DRL Optimization Trajectory Generation via Wireless Network Intent-Guided Diffusion Models for Optimizing Resource Allocation

TL;DR

This paper introduces a novel intent-guided diffusion model for wireless network optimization that adapts in real-time, improves stability, and better handles diverse QoS needs compared to traditional DRL methods.

Contribution

It proposes a wireless network intent-guided diffusion model for real-time, customizable optimization, reducing reliance on extensive initial training and improving adaptability.

Findings

Achieves greater stability in spectral efficiency.

Outperforms traditional DRL models in dynamic environments.

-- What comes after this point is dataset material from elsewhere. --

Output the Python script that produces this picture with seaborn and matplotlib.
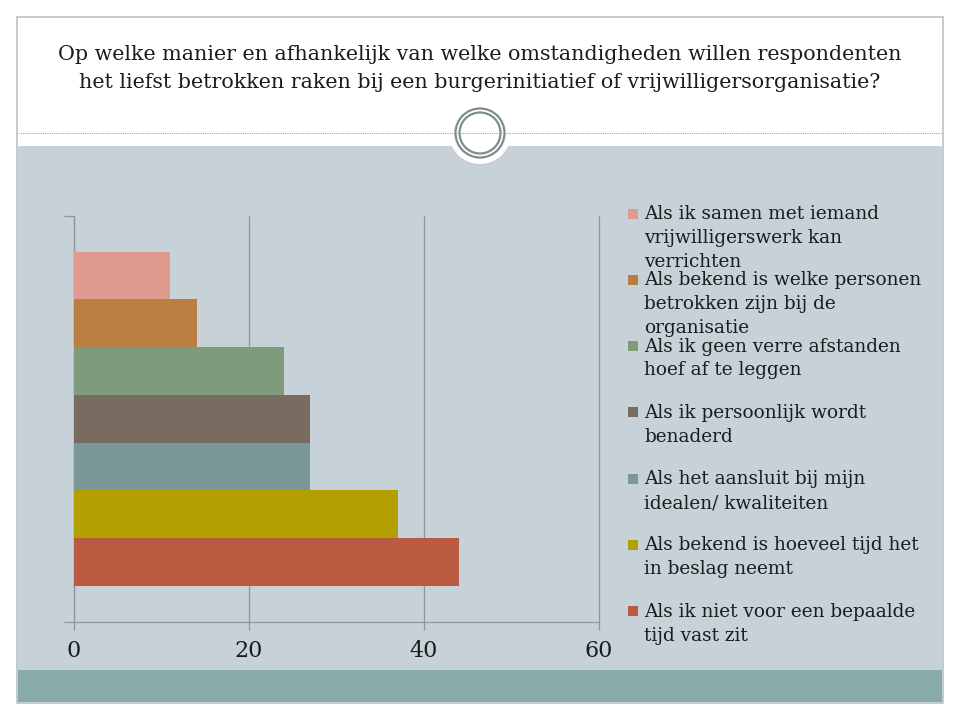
import matplotlib
matplotlib.use('Agg')
import matplotlib.pyplot as plt
import seaborn as sns
import pandas as pd
from matplotlib.patches import Rectangle, Circle

# ---------------- data ----------------
categories = [
    "Als ik samen met iemand\nvrijwilligerswerk kan\nverrichten",
    "Als bekend is welke personen\nbetrokken zijn bij de\norganisatie",
    "Als ik geen verre afstanden\nhoef af te leggen",
    "Als ik persoonlijk wordt\nbenaderd",
    "Als het aansluit bij mijn\nidealen/ kwaliteiten",
    "Als bekend is hoeveel tijd het\nin beslag neemt",
    "Als ik niet voor een bepaalde\ntijd vast zit",
]
values = [11, 14, 24, 27, 27, 37, 44]
colors = ["#e09a90", "#b97e42", "#7e9b7b", "#786b60", "#7b9799", "#b39f00", "#b95a41"]
xticks = [0, 20, 40, 60]
title_lines = [
    "Op welke manier en afhankelijk van welke omstandigheden willen respondenten",
    "het liefst betrokken raken bij een burgerinitiatief of vrijwilligersorganisatie?",
]

sns.set_theme(style="white")
plt.rcParams['font.family'] = ['DejaVu Serif']
TXT = "#1c1c1c"
W, H = 960, 720

fig = plt.figure(figsize=(9.6, 7.2), dpi=100, facecolor="white")

# ---------------- slide decoration (pixel coords) ----------------
bg = fig.add_axes([0, 0, 1, 1])
bg.set_xlim(0, W)
bg.set_ylim(H, 0)
bg.axis('off')
bg.add_patch(Rectangle((17, 17), 926, 686, facecolor="white", edgecolor="#b9c4c4", lw=1.2))
bg.add_patch(Rectangle((18, 146), 924, 524, facecolor="#c6d1d8", edgecolor="none"))
bg.add_patch(Rectangle((18, 670), 924, 32, facecolor="#8aabab", edgecolor="none"))
bg.plot([18, 942], [133, 133], color="#9aa5a8", lw=0.8, ls=(0, (1, 1)))
bg.add_patch(Circle((480, 133), 31, facecolor="white", edgecolor="none"))
bg.add_patch(Circle((480, 133), 24.5, facecolor="white", edgecolor="#7f8c8d", lw=1.6))
bg.add_patch(Circle((480, 133), 20.5, facecolor="none", edgecolor="#7f8c8d", lw=1.6))

for i, line in enumerate(title_lines):
    bg.text(480, 55 + i * 27, line, ha="center", va="center", fontsize=14.9, color=TXT)

# ---------------- chart ----------------
left, right, top, bottom = 74, 599, 215.7, 621.7
ax = fig.add_axes([left / W, 1 - bottom / H, (right - left) / W, (bottom - top) / H])
ax.patch.set_alpha(0)

df = pd.DataFrame({"cat": categories, "val": values})
sns.barplot(data=df, x="val", y="cat", hue="cat", palette=colors, width=1.0,
            saturation=1, linewidth=0, legend=False, ax=ax, orient="h", zorder=3)

pad = 0.755
ax.set_ylim(len(values) - 0.5 + pad, -0.5 - pad)
ax.set_xlim(0, 60)
ax.set_xticks(xticks)
ax.set_xticklabels([str(t) for t in xticks], fontsize=16, color=TXT)
ax.set_yticks([len(values) - 0.5 + pad, -0.5 - pad])
ax.set_yticklabels([])
ax.set_xlabel("")
ax.set_ylabel("")
ax.grid(axis="x", color="#8e979c", lw=0.9, zorder=0)
ax.grid(axis="y", visible=False)
for gl in ax.get_xgridlines():
    gl.set_clip_on(False)
for s in ["top", "right"]:
    ax.spines[s].set_visible(False)
for s in ["left", "bottom"]:
    ax.spines[s].set_color("#8e979c")
    ax.spines[s].set_linewidth(0.9)
ax.tick_params(axis="x", length=6, width=0.9, color="#8e979c", pad=7, direction="out")
ax.tick_params(axis="y", length=7, width=0.9, color="#8e979c", direction="out")
ax.tick_params(bottom=True, left=True)

# ---------------- legend (manual, slide style) ----------------
y0, step, pitch = 214, 66.3, 23.8
for i, (lab, col) in enumerate(zip(categories, colors)):
    yy = y0 + i * step
    bg.add_patch(Rectangle((628, yy - 5.5), 10, 10, facecolor=col, edgecolor="none"))
    for j, ln in enumerate(lab.split("\n")):
        bg.text(644, yy + j * pitch, ln, ha="left", va="center", fontsize=13.3, color=TXT)

fig.savefig("out.png", dpi=100, facecolor=fig.get_facecolor())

Enhances customization for diverse QoS requirements.

Abstract

With the rapid advancements in wireless communication fields, including low-altitude economies, 6G, and Wi-Fi, the scale of wireless networks continues to expand, accompanied by increasing service quality demands. Traditional deep reinforcement learning (DRL)-based optimization models can improve network performance by solving non-convex optimization problems intelligently. However, they heavily rely on online deployment and often require extensive initial training. Online DRL optimization models typically make accurate decisions based on current channel state distributions. When these distributions change, their generalization capability diminishes, which hinders the responsiveness essential for real-time and high-reliability wireless communication networks. Furthermore, different users have varying quality of service (QoS) requirements across diverse scenarios, and conventional online DRL methods struggle to accommodate this variability. Consequently, exploring flexible and customized AI strategies is critical. We propose a wireless network intent (WNI)-guided trajectory generation model based on a generative diffusion model (GDM). This model can be generated and fine-tuned in real time to achieve the objective and meet the constraints of target intent networks, significantly reducing state information exposure during wireless communication. Moreover, The WNI-guided optimization trajectory generation can be customized to address differentiated QoS requirements, enhancing the overall quality of communication in future intelligent networks. Extensive simulation results demonstrate that our approach achieves greater stability in spectral efficiency variations and outperforms traditional DRL optimization models in dynamic communication systems.